Rebecca F. Spurrier contributed to the issue of Liturgy 31, no. 3, on “The Lord’s Table in a Changing World” by describing Holy Family, a church in which she served as an intern. She was advised to enter into the lives of the congregation – which was made up of people with mental illnesses and other disabilities – by “loitering with intent” to learn the rhythms of the community’s members.
In a many-layered essay, Spurrier makes challenging observations about the importance of a church home for people whose way of entering into that community may not seem at all familiar to many.
The majority of Holy Family congregants are unemployed and, therefore, have time to spend with one another throughout the week. In addition to Sunday and Wednesday services, congregants gather for arts, gardening, yoga, bingo, health clinics, and socializing on Tuesdays and Thursdays as part of Friendship Circle programs. At the center of a weeklong liturgy is the remembrance and anticipation of shared meals. Many of those who come to Holy Family eat together six or seven times a week.
When I describe writing about this parish for those outside the congregation, a congregant declares to me: “Tell people we’re good people. We love the Lord, and we eat all the time. Three times a day!” Outside of mealtimes, congregants recall the tastes of breakfast foods, discuss the lunch menu, conjure up meals eaten together at group homes, or remember childhood meals.
When I ask. . . members why they come to the church, they often talk about “something to do.” The irony to newcomers from outside of a group home system is that some of those who come to do something apparently do nothing. They sit side by side with other silent community members. They listen to others sing, watch others play bingo, and wait eagerly for meals to be given. They work with time in a different way than those of us who mark time through a series of accomplishments. . . .
Spurrier especially invites us to imagine the communion meal as a vehicle through which God, in sensate ways, becomes tangible goodness. It is a call to open our hearts to a new way of seeing the foretaste of the feast to come and the time it takes to savor it.

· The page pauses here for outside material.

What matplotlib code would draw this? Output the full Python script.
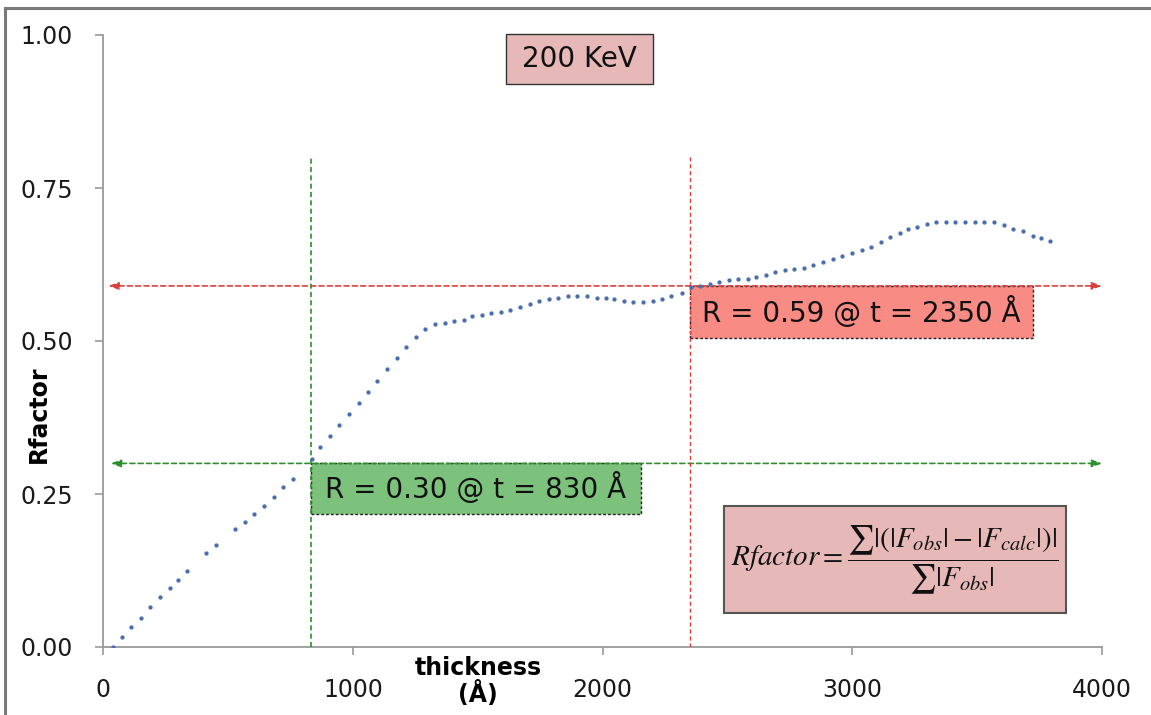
import matplotlib
matplotlib.use("Agg")
import matplotlib.pyplot as plt
from matplotlib.patches import Rectangle
from matplotlib.lines import Line2D

# R-factor vs. sample thickness at 200 keV
thickness = [38, 74, 112, 151, 188, 227, 266, 298, 336, 413, 451, 527, 566, 605,
             644, 682, 721, 760, 837, 868, 907, 945, 984, 1023, 1060, 1097, 1135,
             1175, 1212, 1251, 1290, 1328, 1367, 1406, 1445, 1477, 1515, 1554, 1592,
             1630, 1669, 1708, 1746, 1784, 1822, 1861, 1898, 1937, 1976, 2014, 2047,
             2084, 2123, 2160, 2200, 2238, 2275, 2316, 2354, 2390, 2430, 2467, 2506,
             2543, 2582, 2614, 2653, 2691, 2729, 2766, 2805, 2843, 2882, 2921, 2960,
             2998, 3037, 3076, 3113, 3152, 3190, 3222, 3259, 3298, 3335, 3374, 3412,
             3451, 3490, 3528, 3567, 3606, 3644, 3683, 3722, 3754, 3791]
rfactor = [0.000, 0.016, 0.032, 0.047, 0.065, 0.082, 0.096, 0.110, 0.125, 0.154,
           0.167, 0.193, 0.204, 0.217, 0.230, 0.245, 0.261, 0.275, 0.308, 0.326,
           0.344, 0.362, 0.380, 0.398, 0.417, 0.435, 0.454, 0.472, 0.491, 0.507,
           0.519, 0.527, 0.530, 0.533, 0.535, 0.541, 0.543, 0.546, 0.547, 0.551,
           0.556, 0.560, 0.566, 0.569, 0.571, 0.574, 0.574, 0.574, 0.571, 0.571,
           0.569, 0.566, 0.564, 0.564, 0.566, 0.569, 0.574, 0.579, 0.588, 0.590,
           0.593, 0.596, 0.600, 0.601, 0.601, 0.604, 0.608, 0.612, 0.616, 0.618,
           0.620, 0.624, 0.629, 0.634, 0.639, 0.644, 0.649, 0.653, 0.661, 0.670,
           0.676, 0.683, 0.687, 0.691, 0.694, 0.694, 0.694, 0.694, 0.694, 0.694,
           0.694, 0.689, 0.683, 0.679, 0.672, 0.668, 0.663]

x_ticks = [0, 1000, 2000, 3000, 4000]
y_ticks = [0.0, 0.25, 0.5, 0.75, 1.0]
y_ticklabels = ["0.00", "0.25", "0.50", "0.75", "1.00"]

# marked points: (R, t) for the two thresholds
r_green, t_green = 0.30, 830
r_red, t_red = 0.59, 2350

energy_label = "200 KeV"

fig = plt.figure(figsize=(11.51, 7.15), dpi=100)
ax = fig.add_axes([103.3 / 1151, 68 / 715, 998.8 / 1151, 612 / 715])

axis_grey = "#9a9a9a"
ax.spines["top"].set_visible(False)
ax.spines["right"].set_visible(False)
for side in ("left", "bottom"):
    ax.spines[side].set_color(axis_grey)
    ax.spines[side].set_linewidth(1.3)

ax.set_xlim(0, 4000)
ax.set_ylim(0, 1.0)
ax.set_xticks(x_ticks)
ax.set_yticks(y_ticks)
ax.set_yticklabels(y_ticklabels)
ax.tick_params(axis="both", direction="out", length=6, width=1.2, color=axis_grey,
               labelsize=17, labelcolor="#1a1a1a")
ax.tick_params(axis="x", pad=16)
ax.tick_params(axis="y", pad=16)

ax.set_ylabel("Rfactor", fontsize=17, fontweight="bold")
ax.yaxis.set_label_coords(-0.052, 0.38)
ax.text(0.375, -0.014, "thickness\n(Å)", transform=ax.transAxes, ha="center",
        va="top", fontsize=17, fontweight="bold", linespacing=1.05)

# data points
ax.plot(thickness, rfactor, linestyle="none", marker="o", ms=3.1, mew=0,
        color="#4a6fae", zorder=6)

dash = (0, (3, 2))
red = "#d9413d"
green = "#2e8f2e"

# vertical markers
ax.plot([t_green, t_green], [0, 0.80], color=green, lw=1.2, ls=dash, zorder=4)
ax.plot([t_red, t_red], [0, 0.80], color=red, lw=1.0, ls=dash, zorder=4)

# horizontal double-headed arrows
ax.annotate("", xy=(4000, r_red), xytext=(20, r_red),
            arrowprops=dict(arrowstyle="<|-|>,head_length=0.6,head_width=0.22",
                            color=red, lw=1.2, ls=dash, shrinkA=0, shrinkB=0),
            zorder=3)
ax.annotate("", xy=(4000, r_green), xytext=(30, r_green),
            arrowprops=dict(arrowstyle="<|-|>,head_length=0.6,head_width=0.22",
                            color=green, lw=1.2, ls=dash, shrinkA=0, shrinkB=0),
            zorder=3)

# value boxes
red_box = Rectangle((t_red, r_red - 0.085), 1374, 0.085, facecolor="#f98b85",
                    edgecolor="#222222", lw=1.0, ls=(0, (2, 1.5)), zorder=2)
ax.add_patch(red_box)
ax.text(t_red + 687, r_red - 0.0425, f"R = {r_red:.2f} @ t = {t_red} Å",
        ha="center", va="center", fontsize=20, color="#111111", zorder=5)

green_box = Rectangle((t_green, r_green - 0.082), 1322, 0.082, facecolor="#7cc27c",
                      edgecolor="#222222", lw=1.0, ls=(0, (2, 1.5)), zorder=2)
ax.add_patch(green_box)
ax.text(t_green + 661, r_green - 0.041, f"R = {r_green:.2f} @ t = {t_green} Å",
        ha="center", va="center", fontsize=20, color="#111111", zorder=5)

# beam energy
ax.add_patch(Rectangle((1613, 0.92), 588, 0.082, facecolor="#e6b9b8",
                       edgecolor="#333333", lw=1.0, zorder=2, clip_on=False))
ax.text(1907, 0.961, energy_label, ha="center", va="center", fontsize=20,
        color="#111111", zorder=5)

# R-factor definition
ax.add_patch(Rectangle((2485, 0.0556), 1370, 0.175, facecolor="#e6b9b8",
                       edgecolor="#555555", lw=1.5, zorder=2))
ax.text(3170, 0.143,
        r"$Rfactor = \dfrac{\sum|(|F_{obs}|-|F_{calc}|)|}{\sum|F_{obs}|}$",
        ha="center", va="center", fontsize=21, math_fontfamily="stix",
        color="#111111", zorder=5)

# outer frame (left and top edges)
frame_grey = "#7a7a7a"
fig.add_artist(Line2D([5 / 1151, 5 / 1151], [0, 1 - 8 / 715],
                      transform=fig.transFigure, color=frame_grey, lw=2.2))
fig.add_artist(Line2D([5 / 1151, 1], [1 - 8 / 715, 1 - 8 / 715],
                      transform=fig.transFigure, color=frame_grey, lw=2.2))

fig.savefig("out.png", dpi=100)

Even within a congregation like Holy Family––which expressly desires mental difference to be at the heart of its Eucharistic celebrations––there is a danger of . . . [wanting to] transform those who gather rather than inviting the experiences of disability to transform theological symbols and body practices. It is, for example, possible for wealthier members, volunteers, and visitors to serve meals and celebrate communion with those whose lives are different from their own and yet regard these persons as objects of pity, charity, or sentimentality. It is more difficult to envision all congregants as theological subjects whose own imagination and forms of gathering bespeak and enact God’s dream for the world. What might it mean, then, to pay attention to Holy Family not as a symbol of a future feast but as an experience of what it feels like to gather difference at a common table?. . . .
If I imagine a time when everyone at Holy Family has access to the means to live, it begins with those who gather scattering out into one another’s lives across the divisions of ability, wealth, race, and security, to share the desires and aesthetics of many common tables. . . . As those who gather are sent into the world “to love and to serve” in a city where some congregants’ lives are of very little public worth, the pleasures of being fed well in a home of one’s own must be distributed; everyone who has access to a communion table also deserves access to what they need for the life anticipated by that table.
Rebecca F. Spurrier, “Disabling Eschatology: Time for the Table of Our Common Pleasure,” Liturgy 31, no. 3 (2016), 28-36.